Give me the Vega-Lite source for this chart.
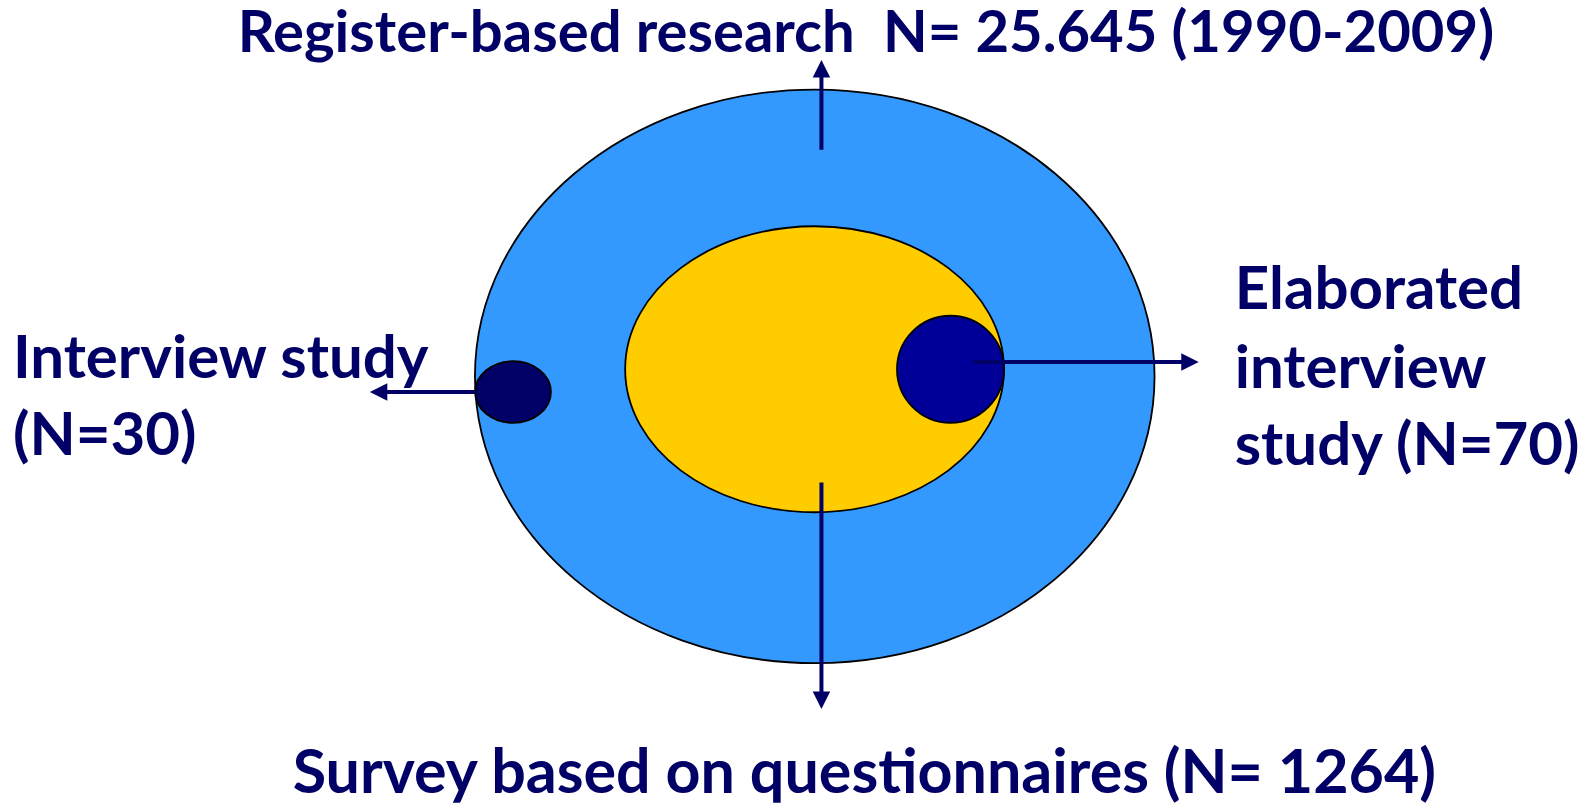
{
  "$schema": "https://vega.github.io/schema/vega-lite/v6.json",
  "width": 1581,
  "height": 805,
  "autosize": {"type": "fit", "contains": "padding"},
  "padding": 0,
  "background": "white",
  "view": {"stroke": null},
  "config": {"text": {"font": "Lato", "fontWeight": "bold", "fontSize": 60, "color": "#000066", "baseline": "alphabetic"}},
  "datasets": {
    "arrows": [
      {"name": "register", "x": 823, "y": 150, "x2": 823, "y2": 72, "tipx": 823, "tipy": 60, "dir": 0},
      {"name": "survey", "x": 823, "y": 483, "x2": 823, "y2": 698, "tipx": 823, "tipy": 710, "dir": 180},
      {"name": "interview", "x": 476, "y": 392.5, "x2": 383, "y2": 392.5, "tipx": 370.5, "tipy": 392.5, "dir": 270},
      {"name": "elaborated", "x": 975, "y": 362.5, "x2": 1189, "y2": 362.5, "tipx": 1201, "tipy": 362.5, "dir": 90}
    ]
  },
  "encoding": {
    "x": {"field": "x", "type": "quantitative", "scale": {"domain": [0, 1581], "nice": false, "zero": false}, "axis": null},
    "y": {"field": "y", "type": "quantitative", "scale": {"domain": [0, 805], "nice": false, "zero": false, "reverse": true}, "axis": null}
  },
  "layer": [
    {
      "data": {"values": [{"name": "Register-based research", "x": 816.3, "y": 376.8}]},
      "mark": {"type": "point", "filled": true, "fill": "#3399FF", "stroke": "#000000", "strokeWidth": 1.8, "opacity": 1, "size": 461856, "shape": "M -1 0 A 1 0.844 0 1 1 1 0 A 1 0.844 0 1 1 -1 0 Z"}
    },
    {
      "data": {"values": [{"name": "Survey", "x": 816.1, "y": 369.7}]},
      "mark": {"type": "point", "filled": true, "fill": "#FFCC00", "stroke": "#000000", "strokeWidth": 1.8, "opacity": 1, "size": 143489, "shape": "M -1 0 A 1 0.755 0 1 1 1 0 A 1 0.755 0 1 1 -1 0 Z"}
    },
    {
      "data": {"values": [{"name": "Elaborated interview study", "x": 952.3, "y": 369.7}]},
      "mark": {"type": "point", "filled": true, "fill": "#000099", "stroke": "#000000", "strokeWidth": 1.8, "opacity": 1, "size": 11449, "shape": "M -1 0 A 1 1 0 1 1 1 0 A 1 1 0 1 1 -1 0 Z"}
    },
    {
      "data": {"values": [{"name": "Interview study", "x": 514, "y": 392.5}]},
      "mark": {"type": "point", "filled": true, "fill": "#000066", "stroke": "#000000", "strokeWidth": 1.8, "opacity": 1, "size": 5746, "shape": "M -1 0 A 1 0.813 0 1 1 1 0 A 1 0.813 0 1 1 -1 0 Z"}
    },
    {
      "data": {"name": "arrows"},
      "mark": {"type": "rule", "color": "#000066", "strokeWidth": 4},
      "encoding": {
        "x2": {"field": "x2"},
        "y2": {"field": "y2"}
      }
    },
    {
      "data": {"name": "arrows"},
      "mark": {"type": "point", "filled": true, "fill": "#000066", "strokeWidth": 0, "opacity": 1, "size": 1225, "shape": "M 0 0 L 0.5 1 L -0.5 1 Z"},
      "encoding": {
        "x": {"field": "tipx", "type": "quantitative"},
        "y": {"field": "tipy", "type": "quantitative"},
        "angle": {"field": "dir", "type": "quantitative", "scale": null}
      }
    },
    {
      "data": {"values": [
        {"label": "Register-based research \u00a0N= 25.645 (1990-2009)", "x": 867.5, "y": 52}
      ]},
      "mark": {"type": "text", "align": "center", "fontSize": 58},
      "encoding": {"text": {"field": "label"}}
    },
    {
      "data": {"values": [
        {"label": "Survey based on questionnaires (N= 1264)", "x": 866, "y": 794}
      ]},
      "mark": {"type": "text", "align": "center", "fontSize": 61}
,
      "encoding": {"text": {"field": "label"}}
    },
    {
      "data": {"values": [
        {"label": "Interview study", "x": 13, "y": 378},
        {"label": "(N=30)", "x": 13, "y": 456},
        {"label": "Elaborated", "x": 1237, "y": 309},
        {"label": "interview", "x": 1237, "y": 388},
        {"label": "study (N=70)", "x": 1237, "y": 466}
      ]},
      "mark": {"type": "text", "align": "left"},
      "encoding": {"text": {"field": "label"}}
    }
  ]
}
++++
Directive » Transcribe the material as is, with images omitted.

Answer to the task »
Give me the Vega-Lite source for this chart.
{
  "$schema": "https://vega.github.io/schema/vega-lite/v6.json",
  "width": 1581,
  "height": 805,
  "autosize": {"type": "fit", "contains": "padding"},
  "padding": 0,
  "background": "white",
  "view": {"stroke": null},
  "config": {"text": {"font": "Lato", "fontWeight": "bold", "fontSize": 60, "color": "#000066", "baseline": "alphabetic"}},
  "datasets": {
    "arrows": [
      {"name": "register", "x": 823, "y": 150, "x2": 823, "y2": 72, "tipx": 823, "tipy": 60, "dir": 0},
      {"name": "survey", "x": 823, "y": 483, "x2": 823, "y2": 698, "tipx": 823, "tipy": 710, "dir": 180},
      {"name": "interview", "x": 476, "y": 392.5, "x2": 383, "y2": 392.5, "tipx": 370.5, "tipy": 392.5, "dir": 270},
      {"name": "elaborated", "x": 975, "y": 362.5, "x2": 1189, "y2": 362.5, "tipx": 1201, "tipy": 362.5, "dir": 90}
    ]
  },
  "encoding": {
    "x": {"field": "x", "type": "quantitative", "scale": {"domain": [0, 1581], "nice": false, "zero": false}, "axis": null},
    "y": {"field": "y", "type": "quantitative", "scale": {"domain": [0, 805], "nice": false, "zero": false, "reverse": true}, "axis": null}
  },
  "layer": [
    {
      "data": {"values": [{"name": "Register-based research", "x": 816.3, "y": 376.8}]},
      "mark": {"type": "point", "filled": true, "fill": "#3399FF", "stroke": "#000000", "strokeWidth": 1.8, "opacity": 1, "size": 461856, "shape": "M -1 0 A 1 0.844 0 1 1 1 0 A 1 0.844 0 1 1 -1 0 Z"}
    },
    {
      "data": {"values": [{"name": "Survey", "x": 816.1, "y": 369.7}]},
      "mark": {"type": "point", "filled": true, "fill": "#FFCC00", "stroke": "#000000", "strokeWidth": 1.8, "opacity": 1, "size": 143489, "shape": "M -1 0 A 1 0.755 0 1 1 1 0 A 1 0.755 0 1 1 -1 0 Z"}
    },
    {
      "data": {"values": [{"name": "Elaborated interview study", "x": 952.3, "y": 369.7}]},
      "mark": {"type": "point", "filled": true, "fill": "#000099", "stroke": "#000000", "strokeWidth": 1.8, "opacity": 1, "size": 11449, "shape": "M -1 0 A 1 1 0 1 1 1 0 A 1 1 0 1 1 -1 0 Z"}
    },
    {
      "data": {"values": [{"name": "Interview study", "x": 514, "y": 392.5}]},
      "mark": {"type": "point", "filled": true, "fill": "#000066", "stroke": "#000000", "strokeWidth": 1.8, "opacity": 1, "size": 5746, "shape": "M -1 0 A 1 0.813 0 1 1 1 0 A 1 0.813 0 1 1 -1 0 Z"}
    },
    {
      "data": {"name": "arrows"},
      "mark": {"type": "rule", "color": "#000066", "strokeWidth": 4},
      "encoding": {
        "x2": {"field": "x2"},
        "y2": {"field": "y2"}
      }
    },
    {
      "data": {"name": "arrows"},
      "mark": {"type": "point", "filled": true, "fill": "#000066", "strokeWidth": 0, "opacity": 1, "size": 1225, "shape": "M 0 0 L 0.5 1 L -0.5 1 Z"},
      "encoding": {
        "x": {"field": "tipx", "type": "quantitative"},
        "y": {"field": "tipy", "type": "quantitative"},
        "angle": {"field": "dir", "type": "quantitative", "scale": null}
      }
    },
    {
      "data": {"values": [
        {"label": "Register-based research \u00a0N= 25.645 (1990-2009)", "x": 867.5, "y": 52}
      ]},
      "mark": {"type": "text", "align": "center", "fontSize": 58},
      "encoding": {"text": {"field": "label"}}
    },
    {
      "data": {"values": [
        {"label": "Survey based on questionnaires (N= 1264)", "x": 866, "y": 794}
      ]},
      "mark": {"type": "text", "align": "center", "fontSize": 61}
,
      "encoding": {"text": {"field": "label"}}
    },
    {
      "data": {"values": [
        {"label": "Interview study", "x": 13, "y": 378},
        {"label": "(N=30)", "x": 13, "y": 456},
        {"label": "Elaborated", "x": 1237, "y": 309},
        {"label": "interview", "x": 1237, "y": 388},
        {"label": "study (N=70)", "x": 1237, "y": 466}
      ]},
      "mark": {"type": "text", "align": "left"},
      "encoding": {"text": {"field": "label"}}
    }
  ]
}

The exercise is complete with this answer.